#### OBJECTIVE
Restate each of the lines below word for word and drop every picture.
START PROVIDED MATERIAL
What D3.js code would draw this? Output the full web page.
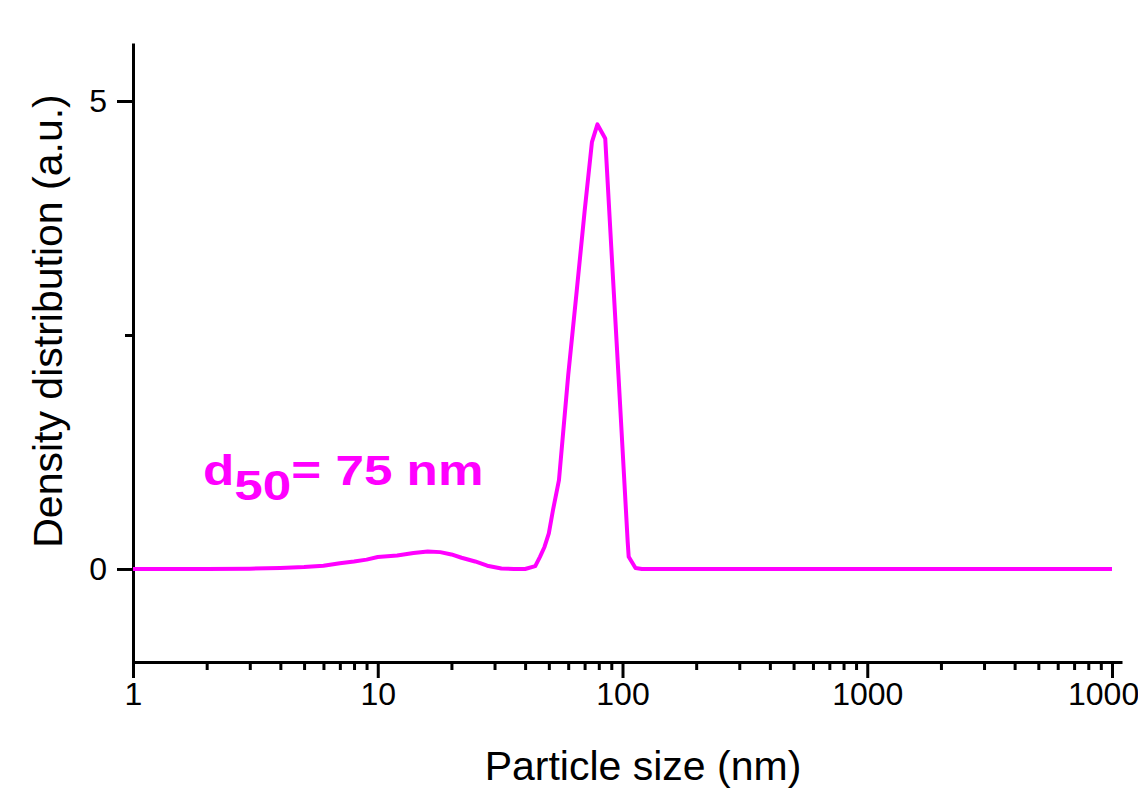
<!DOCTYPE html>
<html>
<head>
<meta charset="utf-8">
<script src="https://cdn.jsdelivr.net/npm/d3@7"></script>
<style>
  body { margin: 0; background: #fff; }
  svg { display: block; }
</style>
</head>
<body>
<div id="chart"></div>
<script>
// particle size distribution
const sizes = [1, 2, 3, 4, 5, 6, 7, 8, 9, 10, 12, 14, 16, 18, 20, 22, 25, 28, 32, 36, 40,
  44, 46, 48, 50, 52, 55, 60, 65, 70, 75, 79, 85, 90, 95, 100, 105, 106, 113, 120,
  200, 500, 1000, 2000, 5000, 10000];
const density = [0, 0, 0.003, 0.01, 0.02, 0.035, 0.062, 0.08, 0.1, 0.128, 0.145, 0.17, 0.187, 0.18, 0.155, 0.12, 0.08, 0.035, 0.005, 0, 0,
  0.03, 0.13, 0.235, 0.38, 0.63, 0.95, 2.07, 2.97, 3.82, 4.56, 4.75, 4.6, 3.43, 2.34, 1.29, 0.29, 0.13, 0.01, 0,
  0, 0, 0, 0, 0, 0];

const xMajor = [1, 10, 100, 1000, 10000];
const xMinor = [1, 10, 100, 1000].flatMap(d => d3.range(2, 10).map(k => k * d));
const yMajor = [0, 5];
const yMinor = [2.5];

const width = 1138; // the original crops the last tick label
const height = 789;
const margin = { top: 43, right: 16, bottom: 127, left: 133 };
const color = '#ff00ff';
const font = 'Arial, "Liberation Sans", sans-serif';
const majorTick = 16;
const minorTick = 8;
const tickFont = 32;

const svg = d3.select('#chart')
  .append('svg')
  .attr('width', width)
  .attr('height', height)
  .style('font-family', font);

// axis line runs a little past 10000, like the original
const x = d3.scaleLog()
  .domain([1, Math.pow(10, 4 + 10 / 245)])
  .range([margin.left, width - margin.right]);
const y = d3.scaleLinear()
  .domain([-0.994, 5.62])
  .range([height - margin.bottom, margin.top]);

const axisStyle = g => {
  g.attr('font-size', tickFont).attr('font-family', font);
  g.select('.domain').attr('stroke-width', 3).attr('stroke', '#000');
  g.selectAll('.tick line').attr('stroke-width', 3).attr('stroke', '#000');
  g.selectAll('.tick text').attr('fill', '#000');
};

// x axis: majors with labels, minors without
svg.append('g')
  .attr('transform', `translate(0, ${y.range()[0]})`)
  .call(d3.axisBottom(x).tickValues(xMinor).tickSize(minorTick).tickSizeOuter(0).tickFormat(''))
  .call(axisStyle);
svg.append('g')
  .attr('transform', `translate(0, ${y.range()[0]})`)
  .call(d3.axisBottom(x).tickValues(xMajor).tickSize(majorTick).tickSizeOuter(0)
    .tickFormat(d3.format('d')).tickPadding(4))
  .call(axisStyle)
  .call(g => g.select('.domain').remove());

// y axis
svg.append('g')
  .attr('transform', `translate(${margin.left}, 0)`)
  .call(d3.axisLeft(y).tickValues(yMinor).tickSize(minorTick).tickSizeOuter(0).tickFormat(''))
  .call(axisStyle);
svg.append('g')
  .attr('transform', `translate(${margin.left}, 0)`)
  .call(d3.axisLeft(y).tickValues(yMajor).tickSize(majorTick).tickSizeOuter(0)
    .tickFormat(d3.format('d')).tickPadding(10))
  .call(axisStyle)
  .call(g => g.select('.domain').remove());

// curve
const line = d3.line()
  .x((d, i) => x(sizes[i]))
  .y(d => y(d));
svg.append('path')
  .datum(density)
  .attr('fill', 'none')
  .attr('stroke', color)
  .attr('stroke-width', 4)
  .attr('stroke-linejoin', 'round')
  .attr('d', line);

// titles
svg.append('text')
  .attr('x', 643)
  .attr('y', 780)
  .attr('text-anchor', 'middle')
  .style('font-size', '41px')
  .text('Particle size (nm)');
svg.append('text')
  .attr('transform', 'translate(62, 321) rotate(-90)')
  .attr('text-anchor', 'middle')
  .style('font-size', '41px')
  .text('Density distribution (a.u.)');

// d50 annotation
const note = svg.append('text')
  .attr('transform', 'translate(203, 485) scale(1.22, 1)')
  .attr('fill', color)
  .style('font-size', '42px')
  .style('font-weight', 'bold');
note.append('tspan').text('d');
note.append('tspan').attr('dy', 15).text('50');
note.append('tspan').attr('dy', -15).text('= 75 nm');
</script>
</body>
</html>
END PROVIDED MATERIAL
#### CORRECT OUTPUT
What D3.js code would draw this? Output the full web page.
<!DOCTYPE html>
<html>
<head>
<meta charset="utf-8">
<script src="https://cdn.jsdelivr.net/npm/d3@7"></script>
<style>
  body { margin: 0; background: #fff; }
  svg { display: block; }
</style>
</head>
<body>
<div id="chart"></div>
<script>
// particle size distribution
const sizes = [1, 2, 3, 4, 5, 6, 7, 8, 9, 10, 12, 14, 16, 18, 20, 22, 25, 28, 32, 36, 40,
  44, 46, 48, 50, 52, 55, 60, 65, 70, 75, 79, 85, 90, 95, 100, 105, 106, 113, 120,
  200, 500, 1000, 2000, 5000, 10000];
const density = [0, 0, 0.003, 0.01, 0.02, 0.035, 0.062, 0.08, 0.1, 0.128, 0.145, 0.17, 0.187, 0.18, 0.155, 0.12, 0.08, 0.035, 0.005, 0, 0,
  0.03, 0.13, 0.235, 0.38, 0.63, 0.95, 2.07, 2.97, 3.82, 4.56, 4.75, 4.6, 3.43, 2.34, 1.29, 0.29, 0.13, 0.01, 0,
  0, 0, 0, 0, 0, 0];

const xMajor = [1, 10, 100, 1000, 10000];
const xMinor = [1, 10, 100, 1000].flatMap(d => d3.range(2, 10).map(k => k * d));
const yMajor = [0, 5];
const yMinor = [2.5];

const width = 1138; // the original crops the last tick label
const height = 789;
const margin = { top: 43, right: 16, bottom: 127, left: 133 };
const color = '#ff00ff';
const font = 'Arial, "Liberation Sans", sans-serif';
const majorTick = 16;
const minorTick = 8;
const tickFont = 32;

const svg = d3.select('#chart')
  .append('svg')
  .attr('width', width)
  .attr('height', height)
  .style('font-family', font);

// axis line runs a little past 10000, like the original
const x = d3.scaleLog()
  .domain([1, Math.pow(10, 4 + 10 / 245)])
  .range([margin.left, width - margin.right]);
const y = d3.scaleLinear()
  .domain([-0.994, 5.62])
  .range([height - margin.bottom, margin.top]);

const axisStyle = g => {
  g.attr('font-size', tickFont).attr('font-family', font);
  g.select('.domain').attr('stroke-width', 3).attr('stroke', '#000');
  g.selectAll('.tick line').attr('stroke-width', 3).attr('stroke', '#000');
  g.selectAll('.tick text').attr('fill', '#000');
};

// x axis: majors with labels, minors without
svg.append('g')
  .attr('transform', `translate(0, ${y.range()[0]})`)
  .call(d3.axisBottom(x).tickValues(xMinor).tickSize(minorTick).tickSizeOuter(0).tickFormat(''))
  .call(axisStyle);
svg.append('g')
  .attr('transform', `translate(0, ${y.range()[0]})`)
  .call(d3.axisBottom(x).tickValues(xMajor).tickSize(majorTick).tickSizeOuter(0)
    .tickFormat(d3.format('d')).tickPadding(4))
  .call(axisStyle)
  .call(g => g.select('.domain').remove());

// y axis
svg.append('g')
  .attr('transform', `translate(${margin.left}, 0)`)
  .call(d3.axisLeft(y).tickValues(yMinor).tickSize(minorTick).tickSizeOuter(0).tickFormat(''))
  .call(axisStyle);
svg.append('g')
  .attr('transform', `translate(${margin.left}, 0)`)
  .call(d3.axisLeft(y).tickValues(yMajor).tickSize(majorTick).tickSizeOuter(0)
    .tickFormat(d3.format('d')).tickPadding(10))
  .call(axisStyle)
  .call(g => g.select('.domain').remove());

// curve
const line = d3.line()
  .x((d, i) => x(sizes[i]))
  .y(d => y(d));
svg.append('path')
  .datum(density)
  .attr('fill', 'none')
  .attr('stroke', color)
  .attr('stroke-width', 4)
  .attr('stroke-linejoin', 'round')
  .attr('d', line);

// titles
svg.append('text')
  .attr('x', 643)
  .attr('y', 780)
  .attr('text-anchor', 'middle')
  .style('font-size', '41px')
  .text('Particle size (nm)');
svg.append('text')
  .attr('transform', 'translate(62, 321) rotate(-90)')
  .attr('text-anchor', 'middle')
  .style('font-size', '41px')
  .text('Density distribution (a.u.)');

// d50 annotation
const note = svg.append('text')
  .attr('transform', 'translate(203, 485) scale(1.22, 1)')
  .attr('fill', color)
  .style('font-size', '42px')
  .style('font-weight', 'bold');
note.append('tspan').text('d');
note.append('tspan').attr('dy', 15).text('50');
note.append('tspan').attr('dy', -15).text('= 75 nm');
</script>
</body>
</html>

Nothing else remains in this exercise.